Nota fin dall’antichità come erba capace di arrestare le emorragie, utilizzata per curare le ferite in battaglia, si guadagnò il nome di “herba militaria”.
È comune lungo le siepi, i fossi e nei prati, stelo dritto, foglie lanceolate sottilissime e in cima un’ombrella di piccoli fiori ravvicinati di colore dal bianco al rosato.
Fiorisce dall’estate fino all’autunno e si utilizzano le foglie e le sommità fiorite le quali emanano una fragranza aromatica.
Se ne fanno impacchi, infusi e tinture.
È sotto l’egida di Venere, e ha molte proprietà sia interne che esterne, in tisane negli stati febbrili, raffreddamenti, disturbi digestivi, meteorismo, inappetenza.
Antispasmodica sulle vie digerenti, viene usata per la preparazione di amari insieme ad altre piante. Per uso esterno, oltre a curare ferite, ha successo nelle infiammazioni della pelle, nelle ragadi, ulcere ed emorroidi, in impacchi e cataplasmi.

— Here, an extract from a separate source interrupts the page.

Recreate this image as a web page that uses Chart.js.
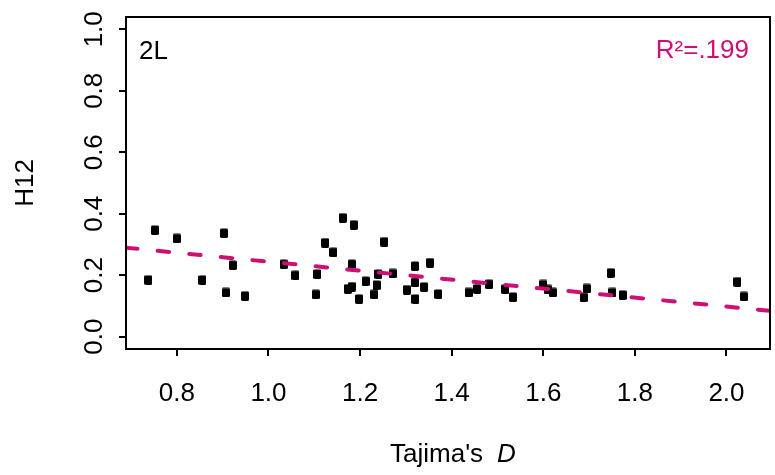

Le cure a base d’Achillea, come nel caso di molte erbe medicinali, devono essere protratte nel tempo per dare risultati duraturi.
In Antroposofia, oltre che essere considerata per la sua azione fortificante l’attività gastrica ed epatica, l’Achillea viene indicata come nutrimento del “corpo dell’Io”, ovvero del sistema che presiede al funzionamento psico-fisico e spirituale dell’uomo.
Rudolf Steiner del resto definí questa pianta “un capolavoro vegetale unico nel suo genere”.
L’olio essenziale che se ne trae ha un colore blu intenso e il profumo pungente ricorda l’erba appena tagliata, o anche l’eucalipto.
In passato, nelle isole britanniche questa pianta veniva utilizzata anche per predire il futuro e per pratiche di magia, e i druidi, attraverso gli steli dell’Achillea, predicevano le condizioni atmosferiche.
Anche i Cinesi la utilizzavano per predire il futuro nel rituale i Ching, oltre a curare con essa i morsi dei cani e dei serpenti.
In India la medicina Ayurvedica la impiega tutt’oggi per far abbassare la febbre.
Infine per indicare come fosse già nota anche in un piú lontano passato, in un sito di sepoltura scoperto a Shanidar, in Iraq, appartenuto all’uomo di Neanderthal, sono stati rinvenuti resti di numerose piante, tra le quali proprio l’Achillea. Molte di queste appartengono a specie ancor oggi impiegate a scopi medicinali, quali, oltre all’Achillea, anche l’Altea, il Senecio, la Centaurea e l’Efedra.
Non vi sono ancora certezze sul perché i Neanderthal mettessero queste piante vicino al defunto. Tuttavia, secondo alcuni studiosi, le piante medicinali dovevano servire per fortificare e sostenere la persona morta durante il suo viaggio verso l’altro mondo.
Il ritrovamento sembrerebbe dimostrare che l’uomo del Paleolitico medio possedesse già una conoscenza delle piante medicinali.
Del resto noi sappiamo dalla Scienza dello Spirito che nel passato l’uomo era in rapporto piú stretto con la Natura, rapporto che ha man mano perduto ma che dovrà riconquistare a beneficio suo e della Natura stessa.